- WHAT YOU NEED TO DO -
Give the material once more, word for word, without any images.

[Entries with chart source code]
------------

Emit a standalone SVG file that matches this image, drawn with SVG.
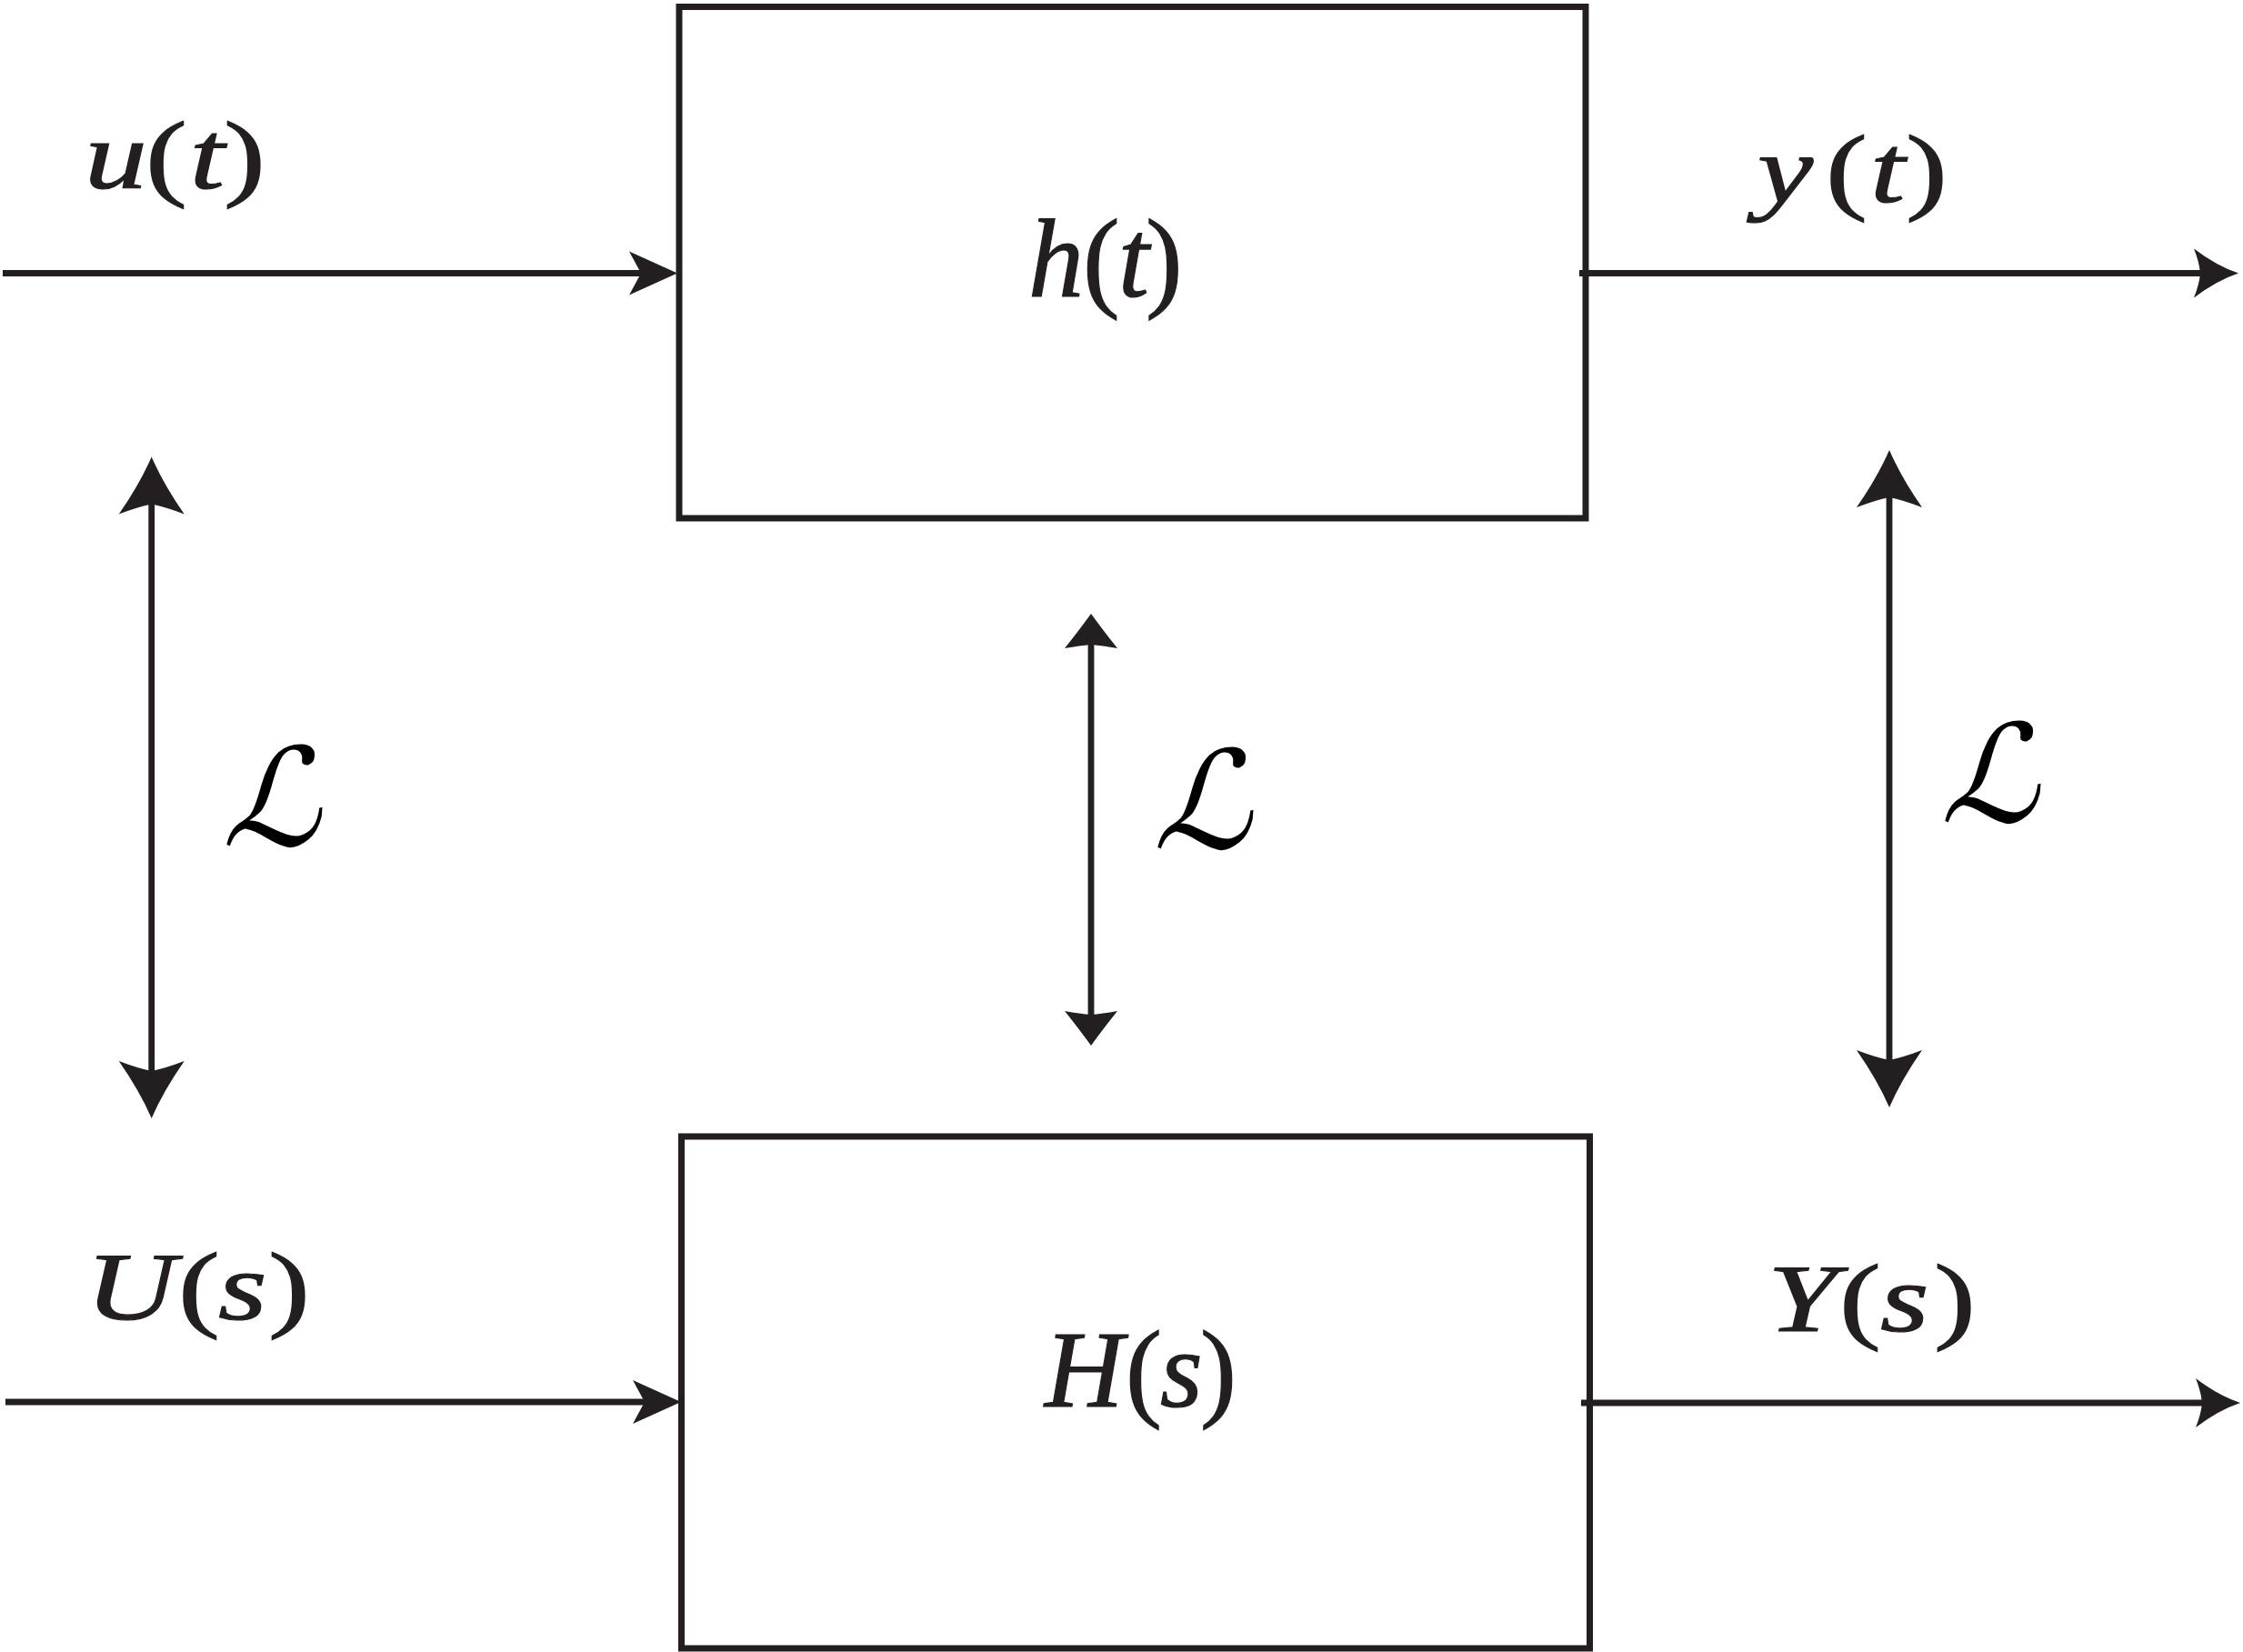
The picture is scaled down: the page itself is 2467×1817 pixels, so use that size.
<svg xmlns="http://www.w3.org/2000/svg" width="2467" height="1817" viewBox="0 0 2467 1817">
  <style>
    .box { fill: none; stroke: #231f20; stroke-width: 7; }
    .wire { fill: none; stroke: #231f20; stroke-width: 6.8; }
    .head { fill: #231f20; stroke: none; }
    .lbl { font-family: 'Liberation Serif', 'Times New Roman', serif; fill: #231f20; stroke: #231f20; stroke-width: 1.2; }
    .i { font-style: italic; }
    .scr { font-family: 'DejaVu Sans', sans-serif; fill: #000; text-anchor: middle; }
  </style>
  <defs>
    <marker id="inArrow" markerUnits="userSpaceOnUse" markerWidth="1" markerHeight="1" refX="0" refY="0" orient="auto" overflow="visible">
      <path class="head" d="M38,0 L-15,-24 L-2,0 L-15,24 Z"/>
    </marker>
    <marker id="outArrow" markerUnits="userSpaceOnUse" markerWidth="1" markerHeight="1" refX="0" refY="0" orient="auto" overflow="visible">
      <path class="head" d="M40,0 Q16,-8 -9,-27 Q-3,-12 -2,0 Q-3,12 -9,27 Q16,8 40,0 Z"/>
    </marker>
    <marker id="bigArrow" markerUnits="userSpaceOnUse" markerWidth="1" markerHeight="1" refX="0" refY="0" orient="auto-start-reverse" overflow="visible">
      <path class="head" d="M50,0 Q20,-13 -13,-36 Q-5,-15 -2,0 Q-5,15 -13,36 Q20,13 50,0 Z"/>
    </marker>
    <marker id="smallArrow" markerUnits="userSpaceOnUse" markerWidth="1" markerHeight="1" refX="0" refY="0" orient="auto-start-reverse" overflow="visible">
      <path class="head" d="M32,0 Q14,-13 -6,-29 Q-3,-12 -2,0 Q-3,12 -6,29 Q14,13 32,0 Z"/>
    </marker>
  </defs>

  <g id="node-h">
    <rect class="box" x="747" y="7.5" width="997" height="562.5"/>
    <text class="lbl" font-size="122" y="326"><tspan class="i" x="1131">h</tspan><tspan x="1191">(</tspan><tspan class="i" x="1230">t</tspan><tspan x="1260">)</tspan></text>
  </g>

  <g id="node-H">
    <rect class="box" x="749.5" y="1250" width="999" height="563"/>
    <text class="lbl" font-size="120" y="1547"><tspan class="i" x="1149">H</tspan><tspan x="1238">(</tspan><tspan class="i" x="1276">s</tspan><tspan x="1320">)</tspan></text>
  </g>

  <g id="connectors">
    <line class="wire" x1="3" y1="300.5" x2="707" y2="300.5" marker-end="url(#inArrow)"/>
    <line class="wire" x1="6" y1="1542" x2="711" y2="1542" marker-end="url(#inArrow)"/>
    <line class="wire" x1="1737" y1="300.5" x2="2422" y2="300.5" marker-end="url(#outArrow)"/>
    <line class="wire" x1="1739" y1="1543" x2="2424" y2="1543" marker-end="url(#outArrow)"/>
    <line class="wire" x1="166.7" y1="552.5" x2="166.7" y2="1180" marker-start="url(#bigArrow)" marker-end="url(#bigArrow)"/>
    <line class="wire" x1="2078" y1="545" x2="2078" y2="1168" marker-start="url(#bigArrow)" marker-end="url(#bigArrow)"/>
    <line class="wire" x1="1200" y1="707" x2="1200" y2="1118" marker-start="url(#smallArrow)" marker-end="url(#smallArrow)"/>
  </g>

  <g id="labels">
    <text class="lbl" font-size="106" transform="translate(93,207) scale(1.3,1)"><tspan class="i" x="0">u</tspan><tspan x="51.5">(</tspan><tspan class="i" x="89">t</tspan><tspan x="117.7">)</tspan></text>
    <text class="lbl" font-size="106" transform="translate(1933,222) scale(1.3,1)"><tspan class="i" x="0">y</tspan><tspan x="57.7">(</tspan><tspan class="i" x="95.4">t</tspan><tspan x="125.4">)</tspan></text>
    <text class="lbl" font-size="106" transform="translate(94,1451) scale(1.3,1)"><tspan class="i" x="0">U</tspan><tspan x="78.5">(</tspan><tspan class="i" x="112.3">s</tspan><tspan x="154.6">)</tspan></text>
    <text class="lbl" font-size="106" transform="translate(1944,1464) scale(1.3,1)"><tspan class="i" x="0">Y</tspan><tspan x="60.8">(</tspan><tspan class="i" x="95.4">s</tspan><tspan x="140.8">)</tspan></text>
    <text class="scr" font-size="150" transform="translate(298,930) skewX(-14)">ℒ</text>
    <text class="scr" font-size="150" transform="translate(1322,933) skewX(-14)">ℒ</text>
    <text class="scr" font-size="150" transform="translate(2188,904) skewX(-14)">ℒ</text>
  </g>
</svg>
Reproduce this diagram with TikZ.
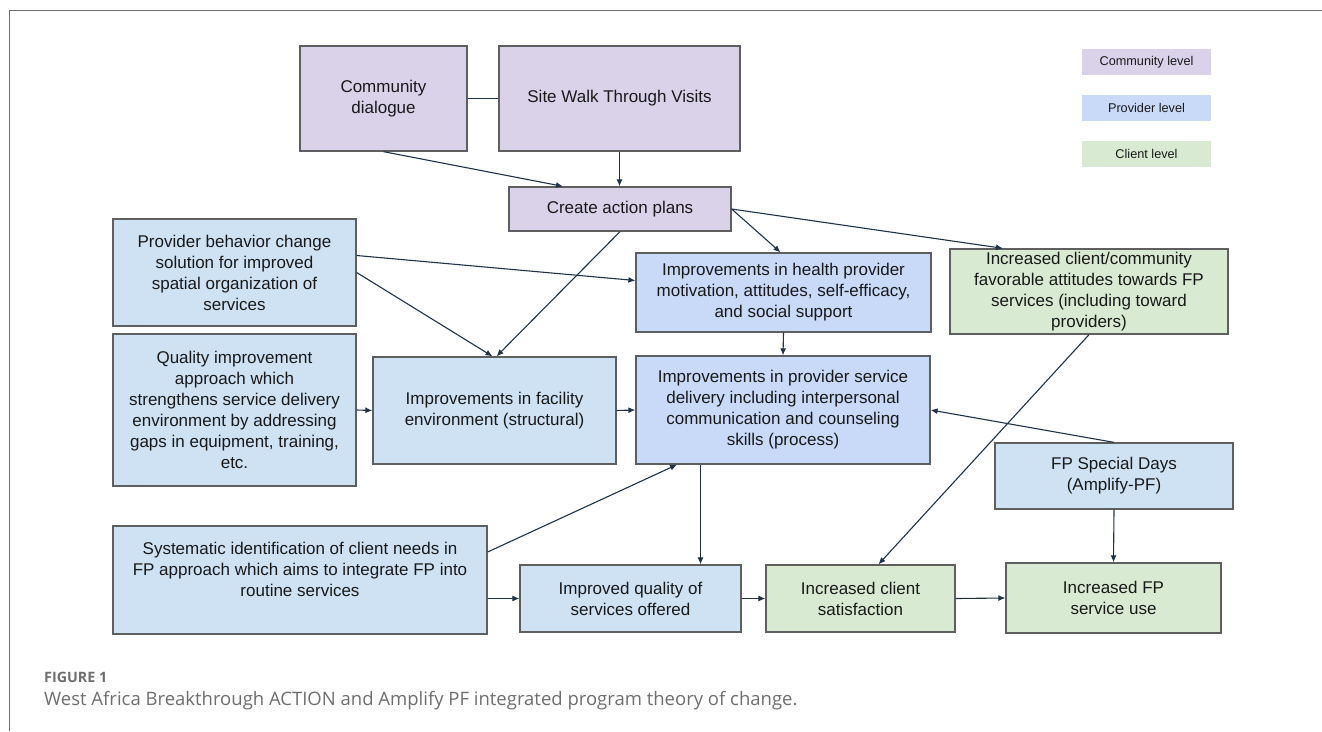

------------

- EXERCISE RESPONSE -
Emit a standalone SVG file that matches this image, drawn with SVG.
The picture is scaled down: the page itself is 2467×1817 pixels, so use that size.
<svg xmlns="http://www.w3.org/2000/svg" width="2467" height="1817" viewBox="0 0 2467 1817">
  <style>
    .box { fill: none; stroke: #231f20; stroke-width: 7; }
    .wire { fill: none; stroke: #231f20; stroke-width: 6.8; }
    .head { fill: #231f20; stroke: none; }
    .lbl { font-family: 'Liberation Serif', 'Times New Roman', serif; fill: #231f20; stroke: #231f20; stroke-width: 1.2; }
    .i { font-style: italic; }
    .scr { font-family: 'DejaVu Sans', sans-serif; fill: #000; text-anchor: middle; }
  </style>
  <defs>
    <marker id="inArrow" markerUnits="userSpaceOnUse" markerWidth="1" markerHeight="1" refX="0" refY="0" orient="auto" overflow="visible">
      <path class="head" d="M38,0 L-15,-24 L-2,0 L-15,24 Z"/>
    </marker>
    <marker id="outArrow" markerUnits="userSpaceOnUse" markerWidth="1" markerHeight="1" refX="0" refY="0" orient="auto" overflow="visible">
      <path class="head" d="M40,0 Q16,-8 -9,-27 Q-3,-12 -2,0 Q-3,12 -9,27 Q16,8 40,0 Z"/>
    </marker>
    <marker id="bigArrow" markerUnits="userSpaceOnUse" markerWidth="1" markerHeight="1" refX="0" refY="0" orient="auto-start-reverse" overflow="visible">
      <path class="head" d="M50,0 Q20,-13 -13,-36 Q-5,-15 -2,0 Q-5,15 -13,36 Q20,13 50,0 Z"/>
    </marker>
    <marker id="smallArrow" markerUnits="userSpaceOnUse" markerWidth="1" markerHeight="1" refX="0" refY="0" orient="auto-start-reverse" overflow="visible">
      <path class="head" d="M32,0 Q14,-13 -6,-29 Q-3,-12 -2,0 Q-3,12 -6,29 Q14,13 32,0 Z"/>
    </marker>
  </defs>

  <g id="node-h">
    <rect class="box" x="747" y="7.5" width="997" height="562.5"/>
    <text class="lbl" font-size="122" y="326"><tspan class="i" x="1131">h</tspan><tspan x="1191">(</tspan><tspan class="i" x="1230">t</tspan><tspan x="1260">)</tspan></text>
  </g>

  <g id="node-H">
    <rect class="box" x="749.5" y="1250" width="999" height="563"/>
    <text class="lbl" font-size="120" y="1547"><tspan class="i" x="1149">H</tspan><tspan x="1238">(</tspan><tspan class="i" x="1276">s</tspan><tspan x="1320">)</tspan></text>
  </g>

  <g id="connectors">
    <line class="wire" x1="3" y1="300.5" x2="707" y2="300.5" marker-end="url(#inArrow)"/>
    <line class="wire" x1="6" y1="1542" x2="711" y2="1542" marker-end="url(#inArrow)"/>
    <line class="wire" x1="1737" y1="300.5" x2="2422" y2="300.5" marker-end="url(#outArrow)"/>
    <line class="wire" x1="1739" y1="1543" x2="2424" y2="1543" marker-end="url(#outArrow)"/>
    <line class="wire" x1="166.7" y1="552.5" x2="166.7" y2="1180" marker-start="url(#bigArrow)" marker-end="url(#bigArrow)"/>
    <line class="wire" x1="2078" y1="545" x2="2078" y2="1168" marker-start="url(#bigArrow)" marker-end="url(#bigArrow)"/>
    <line class="wire" x1="1200" y1="707" x2="1200" y2="1118" marker-start="url(#smallArrow)" marker-end="url(#smallArrow)"/>
  </g>

  <g id="labels">
    <text class="lbl" font-size="106" transform="translate(93,207) scale(1.3,1)"><tspan class="i" x="0">u</tspan><tspan x="51.5">(</tspan><tspan class="i" x="89">t</tspan><tspan x="117.7">)</tspan></text>
    <text class="lbl" font-size="106" transform="translate(1933,222) scale(1.3,1)"><tspan class="i" x="0">y</tspan><tspan x="57.7">(</tspan><tspan class="i" x="95.4">t</tspan><tspan x="125.4">)</tspan></text>
    <text class="lbl" font-size="106" transform="translate(94,1451) scale(1.3,1)"><tspan class="i" x="0">U</tspan><tspan x="78.5">(</tspan><tspan class="i" x="112.3">s</tspan><tspan x="154.6">)</tspan></text>
    <text class="lbl" font-size="106" transform="translate(1944,1464) scale(1.3,1)"><tspan class="i" x="0">Y</tspan><tspan x="60.8">(</tspan><tspan class="i" x="95.4">s</tspan><tspan x="140.8">)</tspan></text>
    <text class="scr" font-size="150" transform="translate(298,930) skewX(-14)">ℒ</text>
    <text class="scr" font-size="150" transform="translate(1322,933) skewX(-14)">ℒ</text>
    <text class="scr" font-size="150" transform="translate(2188,904) skewX(-14)">ℒ</text>
  </g>
</svg>
Reproduce this diagram with TikZ.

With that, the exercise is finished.